A small town in Catalonia has declared itself “liberated” from Spanish control as activists say they are beginning a new strategy of confrontation with the state to gain independence for their region.
On Saturday in Bàscara, in the northeastern region, activists set up informal checkpoints at the entrances to the town, which has a population of 1,000, to mark its supposed border with Spain. The checkpoints were manned by locals who waved the Estelada secessionist flag and handed out home-made Catalan passports to those entering the town. They also gave out an invented new currency called the "cat" to locals. One painted slogan on a wall at the entrance to the town said: "You are entering liberated territory."
In a statement a group called Civil Disobedience Catalonia said Bàscara was now “automatically under control of the Catalan republic” and “no longer subject to Spanish law”.
It also said that the “occupying forces”, an apparent reference to the police, would be expelled from the town and barred from entering it.

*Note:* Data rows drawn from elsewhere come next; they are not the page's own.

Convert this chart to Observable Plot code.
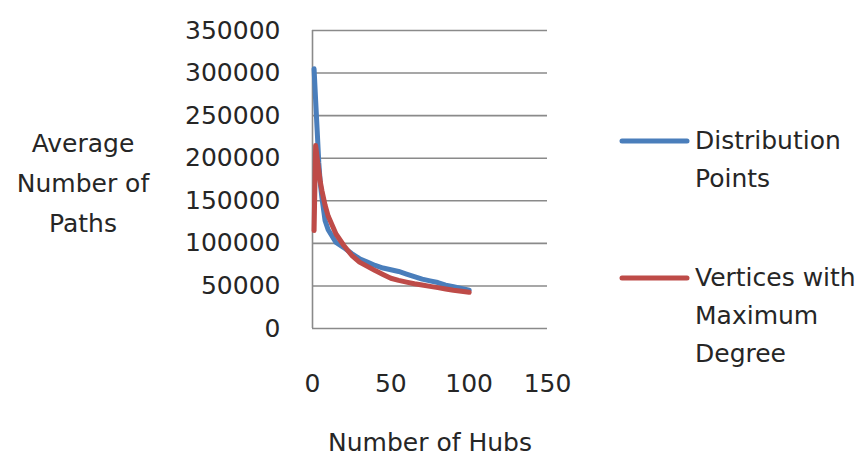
<!DOCTYPE html>
<html>
<head>
<meta charset="utf-8">
<script src="https://cdn.jsdelivr.net/npm/d3@7"></script>
<script src="https://cdn.jsdelivr.net/npm/@observablehq/plot@0.6"></script>
<style>
  html, body { margin: 0; padding: 0; background: #fff; }
  #chart { width: 866px; height: 459px; }
</style>
</head>
<body>
<div id="chart"></div>
<script>
// ---- data ----
const hubs = [1, 2, 3, 4, 5, 6, 8, 10, 15, 20, 25, 30, 35, 40, 45, 50, 55, 60, 65, 70, 75, 80, 85, 90, 95, 100];
const distributionPoints = [305000, 268000, 232000, 195000, 170000, 154000, 127000, 116000, 101000, 95000, 88000, 82000, 78000, 74000, 71000, 69000, 67000, 64000, 61000, 58000, 56000, 54000, 51000, 49000, 47000, 45000];
const maxDegreeVertices = [115000, 215000, 200000, 186000, 172000, 162000, 145000, 132000, 111000, 97500, 86000, 78000, 73000, 68000, 63500, 59000, 56500, 54500, 52500, 51000, 49500, 48000, 46500, 45000, 43800, 42500];
const seriesNames = ["Distribution Points", "Vertices with Maximum Degree"];
const seriesColors = ["#4A7EBB", "#BE4B48"];
const xTicks = [0, 50, 100, 150];
const yTicks = [0, 50000, 100000, 150000, 200000, 250000, 300000, 350000];
const xTitle = "Number of Hubs";
const yTitleLines = ["Average", "Number of", "Paths"];
const legendLines = [["Distribution", "Points"], ["Vertices with", "Maximum", "Degree"]];

const rows = [];
hubs.forEach((h, i) => {
  rows.push({hubs: h, value: distributionPoints[i], series: seriesNames[0]});
  rows.push({hubs: h, value: maxDegreeVertices[i], series: seriesNames[1]});
});

const font = "DejaVu Sans";
const textColor = "#262626";
const gridColor = "#8a8a8a";

const plot = Plot.plot({
  width: 866,
  height: 459,
  marginLeft: 312,
  marginRight: 319,
  marginTop: 30,
  marginBottom: 131,
  style: {fontFamily: font, fontSize: "25px", color: textColor, background: "#fff"},
  x: {domain: [0, 150], ticks: xTicks},
  y: {domain: [0, 350000], ticks: yTicks},
  color: {domain: seriesNames, range: seriesColors},
  marks: [
    Plot.gridY(yTicks, {stroke: gridColor, strokeOpacity: 1, strokeWidth: 1.6}),
    Plot.ruleX([0], {stroke: gridColor, strokeWidth: 1.6}),
    Plot.axisY(yTicks, {tickSize: 0, tickPadding: 32, tickFormat: d => String(d), label: null, fontSize: 25}),
    Plot.axisX(xTicks, {tickSize: 0, tickPadding: 46, tickFormat: d => String(d), label: null, fontSize: 25}),
    Plot.line(rows, {x: "hubs", y: "value", stroke: "series", z: "series", strokeWidth: 5, strokeLinejoin: "round", strokeLinecap: "round"})
  ]
});
document.getElementById("chart").appendChild(plot);

// ---- titles and legend (outside the plot area) ----
const svg = d3.select(plot);
const addText = (x, y, t, anchor) => svg.append("text")
  .attr("x", x).attr("y", y).attr("text-anchor", anchor)
  .attr("fill", textColor).attr("font-family", font).attr("font-size", 25).text(t);

yTitleLines.forEach((t, i) => addText(83, 152 + i * 40, t, "middle"));
addText(430, 451, xTitle, "middle");

const legendY = [141, 278];
legendLines.forEach((lines, k) => {
  svg.append("line")
    .attr("x1", 622).attr("x2", 687)
    .attr("y1", legendY[k]).attr("y2", legendY[k])
    .attr("stroke", seriesColors[k]).attr("stroke-width", 5).attr("stroke-linecap", "round");
  lines.forEach((t, i) => addText(695, legendY[k] + 8 + i * 38, t, "start"));
});
</script>
</body>
</html>
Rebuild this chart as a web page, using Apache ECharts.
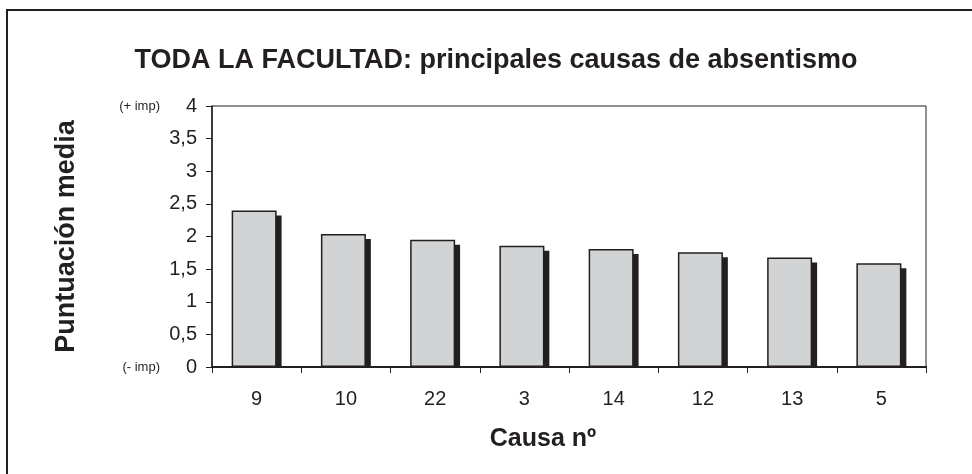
<!DOCTYPE html>
<html>
<head>
<meta charset="utf-8">
<script src="https://cdn.jsdelivr.net/npm/echarts@6/dist/echarts.min.js"></script>
<style>
  html, body { margin: 0; padding: 0; background: #fff; }
  #main { width: 972px; height: 474px; }
</style>
</head>
<body>
<div id="main"></div>
<script>
// causas (eje x) y puntuación media
var causas = ['9', '10', '22', '3', '14', '12', '13', '5'];
var puntuacion = [2.4, 2.04, 1.95, 1.86, 1.81, 1.76, 1.68, 1.59];
var yMin = 0, yMax = 4, yStep = 0.5;

var ink = '#231f20';
var fuente = 'Liberation Sans, Arial, sans-serif';
// la sombra baja unos 5px: 5px / (261px / 4 unidades)
var bajada = 5 / (261 / (yMax - yMin));
var sombra = puntuacion.map(function (v) { return v - bajada; });

var myChart = echarts.init(document.getElementById('main'));
myChart.setOption({
  animation: false,
  textStyle: { fontFamily: fuente, color: ink },
  title: {
    text: 'TODA LA FACULTAD: principales causas de absentismo',
    left: 491,
    textAlign: 'center',
    top: 42,
    textStyle: { fontSize: 27, fontWeight: 'bold', color: ink, fontFamily: fuente }
  },
  graphic: [{
    type: 'rect',
    shape: { x: 7, y: 10, width: 1000, height: 600 },
    style: { fill: 'none', stroke: ink, lineWidth: 2 },
    silent: true
  }],
  grid: {
    left: 212, top: 106, right: 46, bottom: 107,
    show: true, borderColor: ink, borderWidth: 1
  },
  xAxis: {
    type: 'category',
    data: causas,
    name: 'Causa nº',
    nameLocation: 'middle',
    nameGap: 60,
    nameTextStyle: { fontSize: 25, fontWeight: 'bold', color: ink, padding: [0, 52, 0, 0] },
    axisLine: { lineStyle: { color: ink, width: 2 } },
    axisTick: { show: true, alignWithLabel: false, length: 6, lineStyle: { color: ink } },
    axisLabel: { fontSize: 20, color: ink, margin: 22 }
  },
  yAxis: {
    type: 'value',
    min: yMin, max: yMax, interval: yStep,
    name: 'Puntuación media',
    nameLocation: 'middle',
    nameGap: 132,
    nameTextStyle: { fontSize: 27, fontWeight: 'bold', color: ink },
    splitLine: { show: false },
    axisLine: { show: true, lineStyle: { color: ink, width: 1.5 } },
    axisTick: { show: true, length: 6, lineStyle: { color: ink } },
    axisLabel: {
      margin: 15,
      formatter: function (v) {
        var t = String(v).replace('.', ',');
        if (v === yMax) return '{s|(+ imp)}{n|' + t + '}';
        if (v === yMin) return '{s|(- imp)}{n|' + t + '}';
        return '{n|' + t + '}';
      },
      rich: {
        s: { fontSize: 13, color: ink },
        n: { fontSize: 20, color: ink, width: 37, align: 'right' }
      }
    }
  },
  series: [
    {
      name: 'media',
      type: 'bar',
      data: puntuacion,
      barWidth: 45,
      barGap: '-89%',
      z: 3,
      itemStyle: { color: '#d1d3d4', borderColor: ink, borderWidth: 1.5 }
    },
    {
      name: 'sombra',
      type: 'bar',
      data: sombra,
      barWidth: 45,
      z: 2,
      itemStyle: { color: ink }
    }
  ]
});
</script>
</body>
</html>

The statement harked back to a failed Catalan bid for independence in 2017, adding that the intention was to “exercise effective control of the territory through civil disobedience and deploy a new strategy against the occupier that will lead to the final attack on the state”.
On Monday Narcís Saurina, the mayor, said the town was back to normal.
“It was a symbolic act,” he told The Irish Times by phone. “I understand that it’s the first of a number of such acts that will take place in different towns.”
He added that it marked “an attempt to start over” for the independence movement.
‘The latest farce’
Anti-independence activists dismantled the checkpoints and defaced some secessionist slogans painted on walls within hours of Saturday’s declaration, underlining how divisive the Catalan sovereignty issue remains.
A unionist news site called El catalán described the weekend’s events as “the latest farce” by an independence movement “which has never had a sense of its own ridiculousness”.
Mr Saurina is a member of the Catalan Republican Left (ERC), the leading party in the region’s coalition government, which has been advocating a gradualist approach to independence by engaging with Madrid instead of continuing the unilateral approach of five years ago.
However, in recent weeks relations between the Spanish government of Socialist Pedro Sánchez and the Catalan administration have deteriorated due to allegations that more than 60 pro-independence figures had their phones hacked and spied on. Catalan president Pere Aragonès has demanded an in-depth investigation and resignations of those responsible.
Last week the head of the CNI intelligence service, Paz Esteban, was reported as having told a parliamentary committee that her agency had spied on 18 individuals linked to the Catalan independence movement.